There will be comparisons. Oh, there will be comparisons. And video montages. And headlines resurrected.
But is this year's Chiefs team, the one that will arrive at Gillette Stadium for a Divisional Round matchup on Jan. 16, similar to the one that beat up on the Patriots in Week 4 of last season?
It was a defining loss for last year's Super Bowl champions. For some of the players, it was the most embarrassing loss of their professional careers, their warts exposed on Monday Night Football in front of a national audience.
Much has changed since that 41-14 drubbing, though. The Patriots settled on an offensive line that worked well together and went on to win 10 of their next 11, earning the top seed in the AFC and setting them up for their postseason run. The Chiefs finished 9-7 and out of the playoff picture.
This season, the Chiefs and Patriots are two teams that wrapped things up headed in opposite directions. Kansas City won its last 10 regular-season games, while New England lost four of their final six.
After the Bengals fell to the Steelers on Saturday night, the both sides know there is a rematch of sorts in the works for next Saturday. Let the comparisons begin, but this Chiefs team, in many ways, looks different than the one that the Patriots saw 16 months ago.
Kansas City is still rolling with Alex Smith at quarterback with a system overseen by head coach Andy Reid, but the team's skill positions have undergone significant turnover. Receiver Dwayne Bowe is out after an abysmal 2014 campaign, and he was replaced in free agency by No. 1 wideout Jeremy Maclin. Though Maclin proved to be a tough cover and a dependable outside-the-numbers threat with Smith delivering the football, he suffered a knee injury on Saturday that could thrust rookie wideout Chris Conley into a more significant role. Tight end Travis Kelce, who caught eight passes for 128 yards in Kansas City's Wild Card win on Saturday, would be the Chiefs top option in the passing game if Maclin is limited or out. He caught eight passes for 93 yards and a touchdown against the Patriots in their meeting last season while matched up primarily with New England safeties. At running back, Jamaal Charles suffered a torn ACL during the regular season that pressed Charcandrick West and Spencer Ware into the spotlight. West (3.9 yards per carry) has been the more frequently-used back in Charles' absence, but it's Ware (5.3 yards per carry) who has been the more efficient runner. Neither has the playmaking ability possessed by Charles, but both hold onto the football. They've combined to fumble just once in 256 total carries this season. Scheme-wise, the Chiefs are still a grind-it-out offense that doesn't rely on deep shots to pick up chunks of yardage at a time, but the receivers and backs they'll chip away with are a different-looking group than the one that gashed Matt Patricia's defense a year ago.
The Chiefs were one of the toughest teams to score on last season, and while some of their personnel has changed, they remain very stingy.
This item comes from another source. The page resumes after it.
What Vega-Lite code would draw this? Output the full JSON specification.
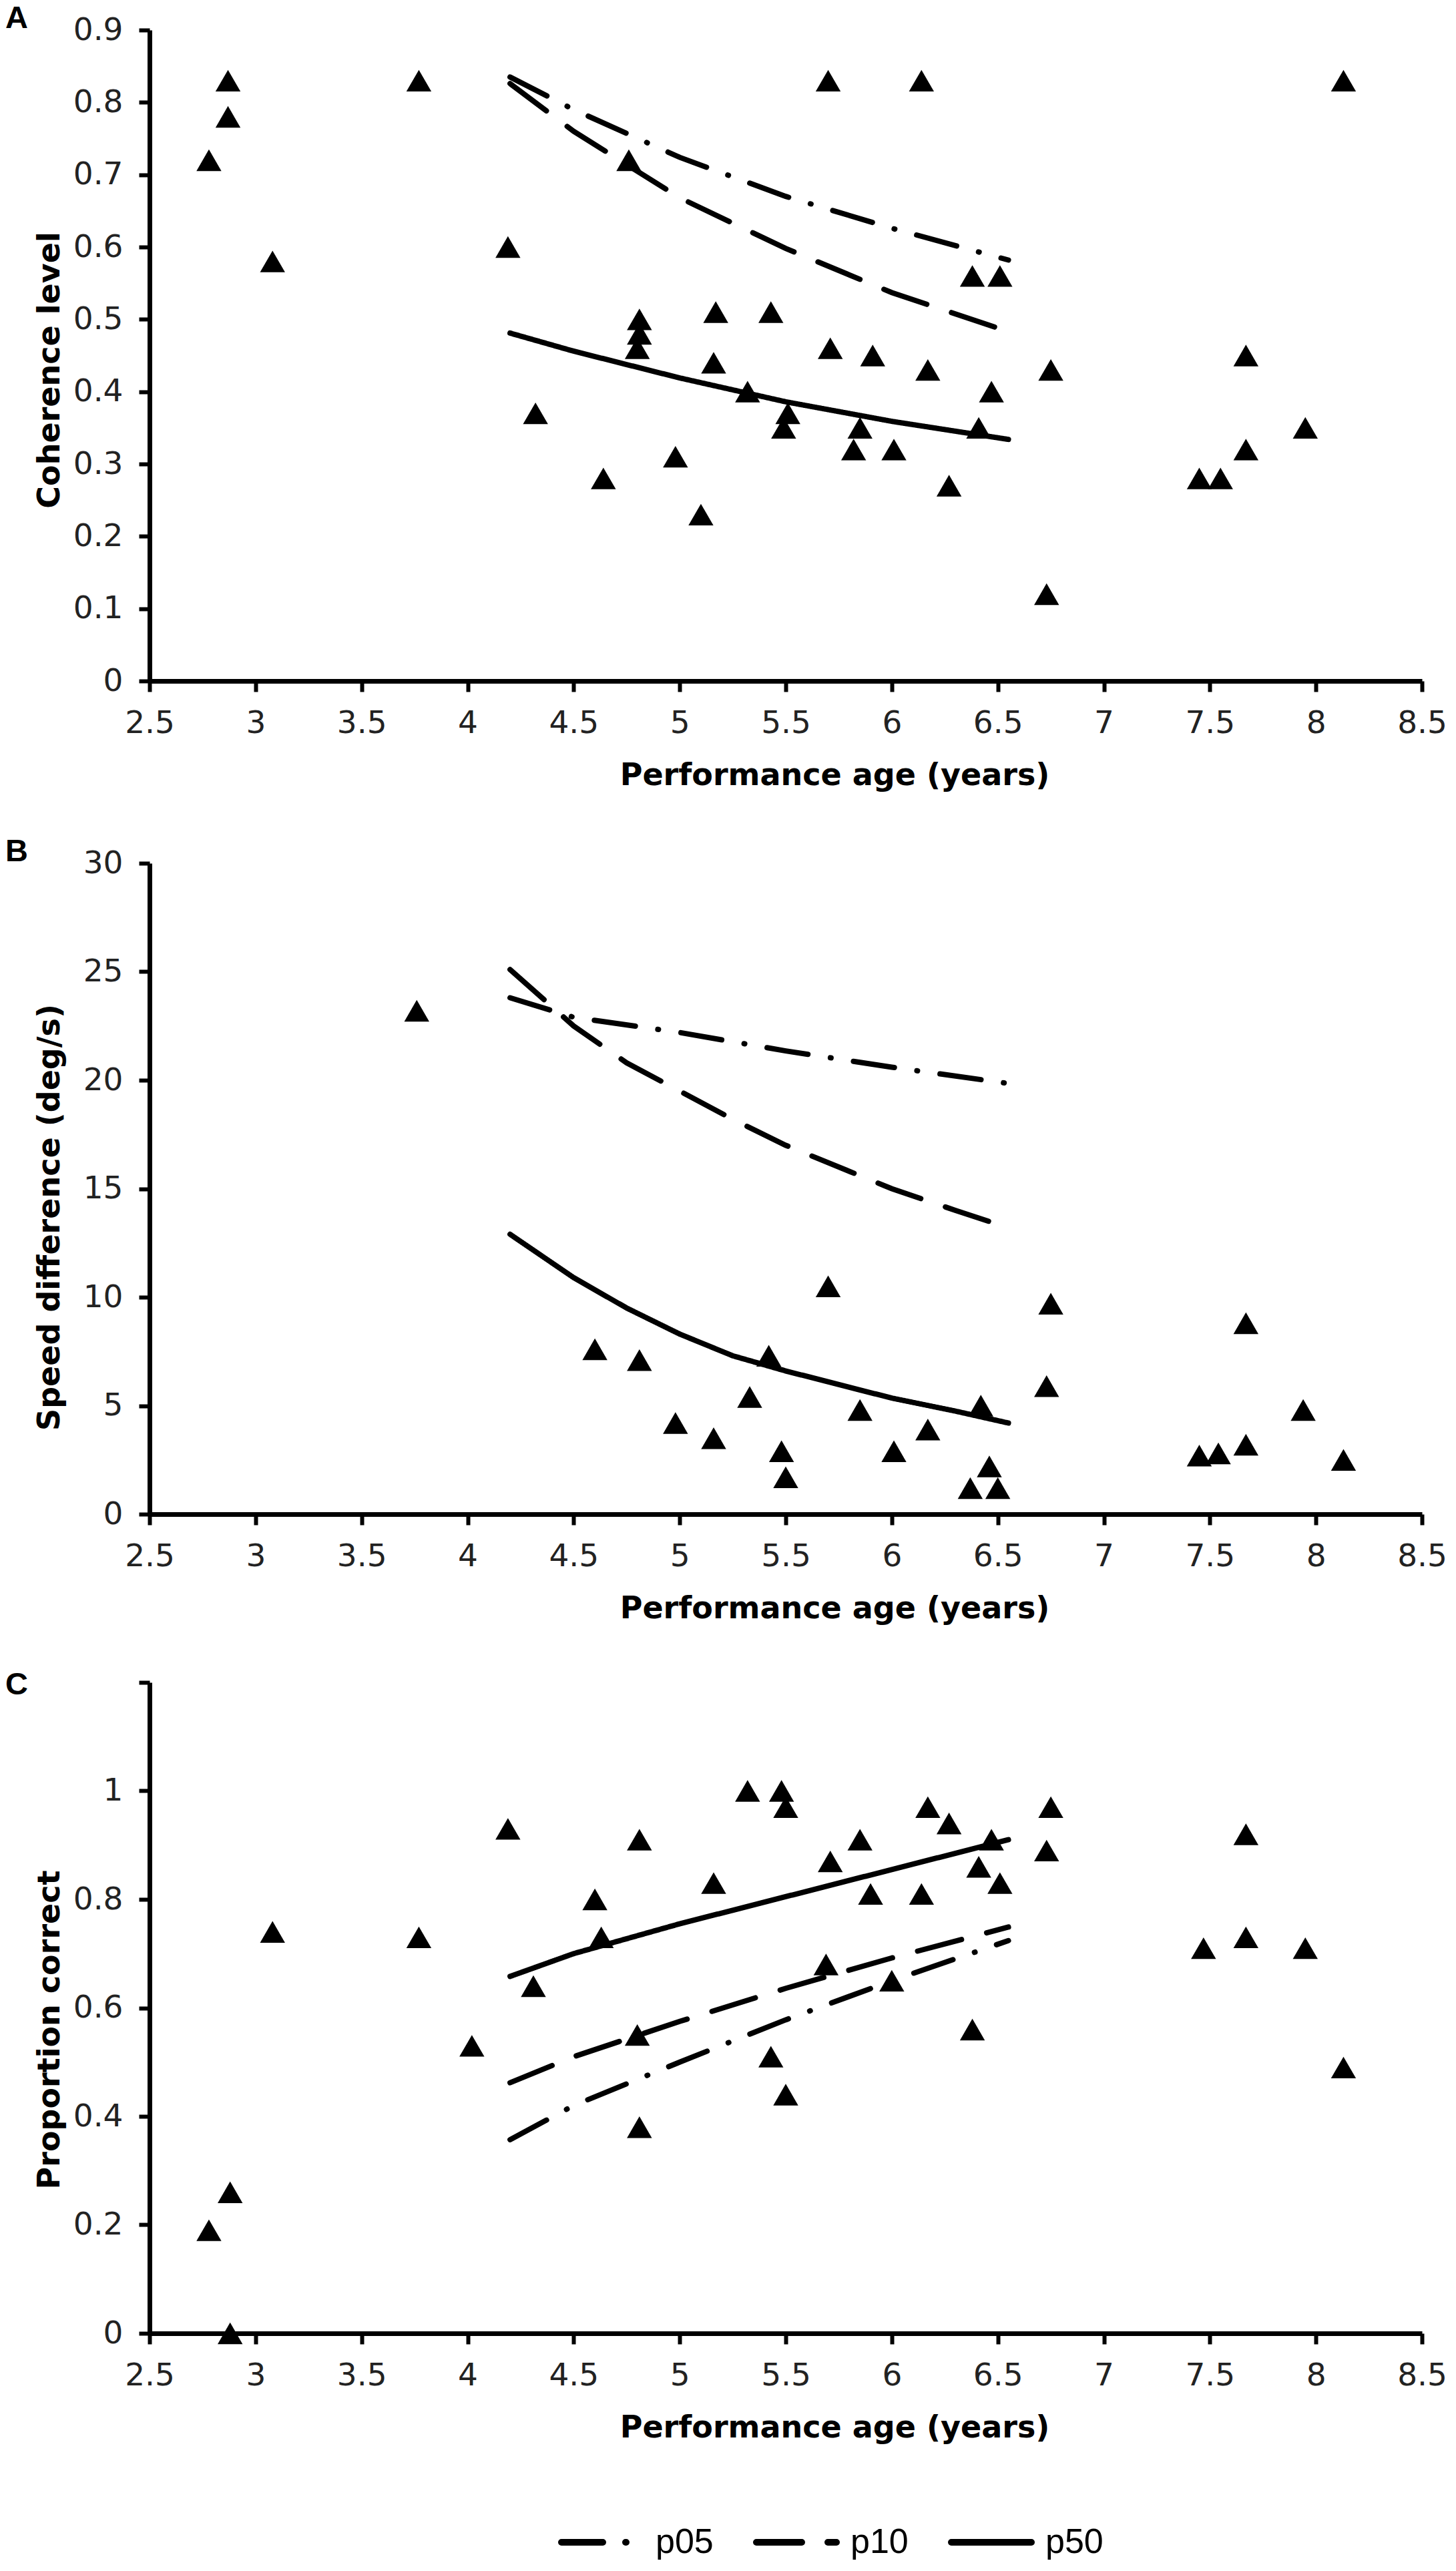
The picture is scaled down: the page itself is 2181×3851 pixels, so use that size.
{
  "$schema": "https://vega.github.io/schema/vega-lite/v6.json",
  "background": "white",
  "padding": {"left": 8, "top": 4, "right": 0, "bottom": 0},
  "spacing": 68,
  "config": {
    "view": {"stroke": null},
    "axis": {
      "grid": false,
      "domainColor": "black",
      "domainWidth": 7,
      "tickColor": "black",
      "tickWidth": 6,
      "tickSize": 16,
      "labelFont": "DejaVu Sans",
      "labelFontSize": 47,
      "labelColor": "#222222",
      "labelPadding": 24,
      "titleFont": "DejaVu Sans",
      "titleFontSize": 46,
      "titleFontWeight": "bold",
      "titleColor": "black"
    },
    "axisX": {"titleX": 1026, "titleY": 141, "titleBaseline": "middle", "labelFlush": false},
    "axisY": {"titleX": -150, "titleBaseline": "middle"},
    "title": {"font": "Liberation Sans", "fontSize": 47, "fontWeight": "bold", "anchor": "start", "frame": "group", "dx": -216, "color": "black", "offset": -31}
  },
  "datasets": {
    "pointsA": [
      {"age": 2.78, "value": 0.72}, {"age": 2.87, "value": 0.83}, {"age": 2.87, "value": 0.78},
      {"age": 3.08, "value": 0.58}, {"age": 3.77, "value": 0.83}, {"age": 4.19, "value": 0.60},
      {"age": 4.32, "value": 0.37}, {"age": 4.64, "value": 0.28}, {"age": 4.76, "value": 0.72},
      {"age": 4.81, "value": 0.50}, {"age": 4.81, "value": 0.48}, {"age": 4.80, "value": 0.46},
      {"age": 4.98, "value": 0.31}, {"age": 5.10, "value": 0.23}, {"age": 5.17, "value": 0.51},
      {"age": 5.16, "value": 0.44}, {"age": 5.32, "value": 0.40}, {"age": 5.43, "value": 0.51},
      {"age": 5.49, "value": 0.35}, {"age": 5.51, "value": 0.37}, {"age": 5.70, "value": 0.83},
      {"age": 5.71, "value": 0.46}, {"age": 5.82, "value": 0.32}, {"age": 5.85, "value": 0.35},
      {"age": 5.91, "value": 0.45}, {"age": 6.01, "value": 0.32}, {"age": 6.14, "value": 0.83},
      {"age": 6.17, "value": 0.43}, {"age": 6.27, "value": 0.27}, {"age": 6.38, "value": 0.56},
      {"age": 6.41, "value": 0.35}, {"age": 6.47, "value": 0.40}, {"age": 6.51, "value": 0.56},
      {"age": 6.73, "value": 0.12}, {"age": 6.75, "value": 0.43}, {"age": 7.45, "value": 0.28},
      {"age": 7.55, "value": 0.28}, {"age": 7.67, "value": 0.45}, {"age": 7.67, "value": 0.32},
      {"age": 7.95, "value": 0.35}, {"age": 8.13, "value": 0.83}
    ],
    "linesA": [
      {"series": "p05", "age": 4.2, "value": 0.835}, {"series": "p05", "age": 4.5, "value": 0.790},
      {"series": "p05", "age": 5.0, "value": 0.724}, {"series": "p05", "age": 5.5, "value": 0.670},
      {"series": "p05", "age": 6.0, "value": 0.626}, {"series": "p05", "age": 6.55, "value": 0.582},
      {"series": "p10", "age": 4.2, "value": 0.826}, {"series": "p10", "age": 4.5, "value": 0.760},
      {"series": "p10", "age": 5.0, "value": 0.668}, {"series": "p10", "age": 5.5, "value": 0.598},
      {"series": "p10", "age": 6.0, "value": 0.537}, {"series": "p10", "age": 6.55, "value": 0.483},
      {"series": "p50", "age": 4.2, "value": 0.481}, {"series": "p50", "age": 4.5, "value": 0.456},
      {"series": "p50", "age": 5.0, "value": 0.419}, {"series": "p50", "age": 5.5, "value": 0.386},
      {"series": "p50", "age": 6.0, "value": 0.359}, {"series": "p50", "age": 6.55, "value": 0.334}
    ],
    "pointsB": [
      {"age": 3.76, "value": 23.2}, {"age": 4.60, "value": 7.6}, {"age": 4.81, "value": 7.1},
      {"age": 4.98, "value": 4.2}, {"age": 5.16, "value": 3.5}, {"age": 5.33, "value": 5.4},
      {"age": 5.42, "value": 7.3}, {"age": 5.48, "value": 2.9}, {"age": 5.50, "value": 1.7},
      {"age": 5.70, "value": 10.5}, {"age": 5.85, "value": 4.8}, {"age": 6.01, "value": 2.9},
      {"age": 6.17, "value": 3.9}, {"age": 6.37, "value": 1.2}, {"age": 6.42, "value": 5.0},
      {"age": 6.46, "value": 2.2}, {"age": 6.50, "value": 1.2}, {"age": 6.73, "value": 5.9},
      {"age": 6.75, "value": 9.7}, {"age": 7.45, "value": 2.7}, {"age": 7.54, "value": 2.8},
      {"age": 7.67, "value": 8.8}, {"age": 7.67, "value": 3.2}, {"age": 7.94, "value": 4.8},
      {"age": 8.13, "value": 2.5}
    ],
    "linesB": [
      {"series": "p05", "age": 4.2, "value": 23.8}, {"series": "p05", "age": 4.5, "value": 22.9},
      {"series": "p05", "age": 5.0, "value": 22.2}, {"series": "p05", "age": 5.5, "value": 21.35},
      {"series": "p05", "age": 6.0, "value": 20.6}, {"series": "p05", "age": 6.55, "value": 19.85},
      {"series": "p10", "age": 4.2, "value": 25.1}, {"series": "p10", "age": 4.5, "value": 22.5},
      {"series": "p10", "age": 4.75, "value": 20.8}, {"series": "p10", "age": 5.0, "value": 19.5},
      {"series": "p10", "age": 5.25, "value": 18.2}, {"series": "p10", "age": 5.5, "value": 17.0},
      {"series": "p10", "age": 6.0, "value": 15.0}, {"series": "p10", "age": 6.3, "value": 14.0},
      {"series": "p10", "age": 6.55, "value": 13.2},
      {"series": "p50", "age": 4.2, "value": 12.9}, {"series": "p50", "age": 4.5, "value": 10.9},
      {"series": "p50", "age": 4.75, "value": 9.5}, {"series": "p50", "age": 5.0, "value": 8.3},
      {"series": "p50", "age": 5.25, "value": 7.3}, {"series": "p50", "age": 5.5, "value": 6.6},
      {"series": "p50", "age": 6.0, "value": 5.35}, {"series": "p50", "age": 6.3, "value": 4.75},
      {"series": "p50", "age": 6.55, "value": 4.2}
    ],
    "pointsC": [
      {"age": 2.78, "value": 0.19}, {"age": 2.88, "value": 0.26}, {"age": 2.88, "value": 0.0},
      {"age": 3.08, "value": 0.74}, {"age": 3.77, "value": 0.73}, {"age": 4.02, "value": 0.53},
      {"age": 4.19, "value": 0.93}, {"age": 4.31, "value": 0.64}, {"age": 4.60, "value": 0.80},
      {"age": 4.63, "value": 0.73}, {"age": 4.81, "value": 0.91}, {"age": 4.80, "value": 0.55},
      {"age": 4.81, "value": 0.38}, {"age": 5.16, "value": 0.83}, {"age": 5.32, "value": 1.0},
      {"age": 5.48, "value": 1.0}, {"age": 5.50, "value": 0.97}, {"age": 5.43, "value": 0.51},
      {"age": 5.50, "value": 0.44}, {"age": 5.69, "value": 0.68}, {"age": 5.71, "value": 0.87},
      {"age": 5.85, "value": 0.91}, {"age": 5.90, "value": 0.81}, {"age": 6.00, "value": 0.65},
      {"age": 6.14, "value": 0.81}, {"age": 6.17, "value": 0.97}, {"age": 6.27, "value": 0.94},
      {"age": 6.38, "value": 0.56}, {"age": 6.41, "value": 0.86}, {"age": 6.47, "value": 0.91},
      {"age": 6.51, "value": 0.83}, {"age": 6.73, "value": 0.89}, {"age": 6.75, "value": 0.97},
      {"age": 7.47, "value": 0.71}, {"age": 7.67, "value": 0.92}, {"age": 7.67, "value": 0.73},
      {"age": 7.95, "value": 0.71}, {"age": 8.13, "value": 0.49}
    ],
    "linesC": [
      {"series": "p05", "age": 4.2, "value": 0.357}, {"series": "p05", "age": 4.5, "value": 0.42},
      {"series": "p05", "age": 5.0, "value": 0.50}, {"series": "p05", "age": 5.5, "value": 0.578},
      {"series": "p05", "age": 6.0, "value": 0.65}, {"series": "p05", "age": 6.55, "value": 0.724},
      {"series": "p10", "age": 4.2, "value": 0.462}, {"series": "p10", "age": 4.5, "value": 0.51},
      {"series": "p10", "age": 5.0, "value": 0.575}, {"series": "p10", "age": 5.5, "value": 0.636},
      {"series": "p10", "age": 6.0, "value": 0.692}, {"series": "p10", "age": 6.55, "value": 0.749},
      {"series": "p50", "age": 4.2, "value": 0.658}, {"series": "p50", "age": 4.5, "value": 0.70},
      {"series": "p50", "age": 5.0, "value": 0.755}, {"series": "p50", "age": 5.5, "value": 0.805},
      {"series": "p50", "age": 6.0, "value": 0.855}, {"series": "p50", "age": 6.55, "value": 0.91}
    ]
  },
  "vconcat": [
    {
      "title": {"text": "A"},
      "width": 1906,
      "height": 975,
      "layer": [
        {
          "data": {"name": "linesA"},
          "mark": {"type": "line", "color": "black", "strokeWidth": 8, "strokeCap": "round"},
          "encoding": {
            "x": {"field": "age", "type": "quantitative", "scale": {"domain": [2.5, 8.5], "nice": false, "zero": false},
              "axis": {"title": "Performance age (years)", "values": [2.5, 3, 3.5, 4, 4.5, 5, 5.5, 6, 6.5, 7, 7.5, 8, 8.5], "format": "~g"}},
            "y": {"field": "value", "type": "quantitative", "scale": {"domain": [0, 0.9], "nice": false},
              "axis": {"title": "Coherence level", "titleY": 509, "values": [0, 0.1, 0.2, 0.3, 0.4, 0.5, 0.6, 0.7, 0.8, 0.9], "format": "~g"}},
            "strokeDash": {"field": "series", "type": "nominal",
              "scale": {"domain": ["p05", "p10", "p50"], "range": [[62, 34, 1, 34], [68, 39], [1, 0]]},
              "legend": {"orient": "none", "legendX": 612, "legendY": 3698, "direction": "horizontal", "title": null,
                "labelFont": "Liberation Sans", "labelFontSize": 52, "labelColor": "black",
                "symbolType": "stroke", "symbolStrokeWidth": 10, "symbolSize": 14400, "symbolStrokeColor": "black",
                "columnPadding": 44, "labelOffset": 16,
                "encode": {"symbols": {"update": {"strokeCap": {"value": "round"}}}}}}
          }
        },
        {
          "data": {"name": "pointsA"},
          "mark": {"type": "point", "shape": "triangle-up", "filled": true, "color": "black", "opacity": 1, "size": 1400},
          "encoding": {
            "x": {"field": "age", "type": "quantitative"},
            "y": {"field": "value", "type": "quantitative"}
          }
        }
      ]
    },
    {
      "title": {"text": "B"},
      "width": 1906,
      "height": 975,
      "layer": [
        {
          "data": {"name": "linesB"},
          "mark": {"type": "line", "color": "black", "strokeWidth": 8, "strokeCap": "round"},
          "encoding": {
            "x": {"field": "age", "type": "quantitative", "scale": {"domain": [2.5, 8.5], "nice": false, "zero": false},
              "axis": {"title": "Performance age (years)", "values": [2.5, 3, 3.5, 4, 4.5, 5, 5.5, 6, 6.5, 7, 7.5, 8, 8.5], "format": "~g"}},
            "y": {"field": "value", "type": "quantitative", "scale": {"domain": [0, 30], "nice": false},
              "axis": {"title": "Speed difference (deg/s)", "titleY": 530, "values": [0, 5, 10, 15, 20, 25, 30]}},
            "strokeDash": {"field": "series", "type": "nominal",
              "scale": {"domain": ["p05", "p10", "p50"], "range": [[62, 34, 1, 34], [68, 39], [1, 0]]}}
          }
        },
        {
          "data": {"name": "pointsB"},
          "mark": {"type": "point", "shape": "triangle-up", "filled": true, "color": "black", "opacity": 1, "size": 1400},
          "encoding": {
            "x": {"field": "age", "type": "quantitative"},
            "y": {"field": "value", "type": "quantitative"}
          }
        }
      ]
    },
    {
      "title": {"text": "C"},
      "width": 1906,
      "height": 975,
      "layer": [
        {
          "data": {"name": "linesC"},
          "mark": {"type": "line", "color": "black", "strokeWidth": 8, "strokeCap": "round"},
          "encoding": {
            "x": {"field": "age", "type": "quantitative", "scale": {"domain": [2.5, 8.5], "nice": false, "zero": false},
              "axis": {"title": "Performance age (years)", "values": [2.5, 3, 3.5, 4, 4.5, 5, 5.5, 6, 6.5, 7, 7.5, 8, 8.5], "format": "~g"}},
            "y": {"field": "value", "type": "quantitative", "scale": {"domain": [0, 1.2], "nice": false},
              "axis": {"title": "Proportion correct", "titleY": 520, "values": [0, 0.2, 0.4, 0.6, 0.8, 1, 1.2], "format": "~g",
                "labelExpr": "datum.value > 1.1 ? '' : datum.label"}},
            "strokeDash": {"field": "series", "type": "nominal",
              "scale": {"domain": ["p05", "p10", "p50"], "range": [[62, 34, 1, 34], [68, 39], [1, 0]]}}
          }
        },
        {
          "data": {"name": "pointsC"},
          "mark": {"type": "point", "shape": "triangle-up", "filled": true, "color": "black", "opacity": 1, "size": 1400},
          "encoding": {
            "x": {"field": "age", "type": "quantitative"},
            "y": {"field": "value", "type": "quantitative"}
          }
        }
      ]
    }
  ]
}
Last year they finished second in the league in terms of points allowed per game (17.6), and this year they are third in that category (17.9). In the secondary is where things have changed the most as compared to last year's Week 4 win over the Patriots. Kansas City's first-round pick Marcus Peters has been one of the most productive corners in the NFL this season with nine interceptions and 17 passes defensed. When targeted, he has allowed a quarterback rating of 67.7, according to Pro Football Focus. That's the eighth-best mark in the league among corners who have played at least 50 percent of their team's snaps, placing him ahead of players like Seattle's Richard Sherman and Denver's Aqib Talib. Safety Eric Berry missed last year's meeting with the Patriots due to an injured ankle, and he was treated for Hodgkin lymphoma beginning late last season, but he quickly re-established himself as one of the best in the league at his position this year. He played in 1,052 snaps this season and has been named a First-Team All-Pro. Pass-rushers Tamba Hali and Justin Houston dominated a shoddy Patriots offensive line at different points in their meeting last year -- Hali's third-quarter strip-sack of Tom Brady helped put the game away -- but both have been hampered by injuries of late. Hali is dealing with injuries to his thumb and knee that limited him to 15 snaps in Saturday's Wild Card game. Houston suffered a knee injury on Nov. 29 and returned to action on Saturday, playing in 44 of a possible 64 snaps and registering a quarterback hit and two quarterback hurries. The Chiefs are stout on the interior with big bodies Dontari Poe and Jaye Howard serving as disruptive forces. Howard has become much more of a factor as a pass-rusher this season with six sacks and 29 hurries after recording two sacks and 11 hurries last season.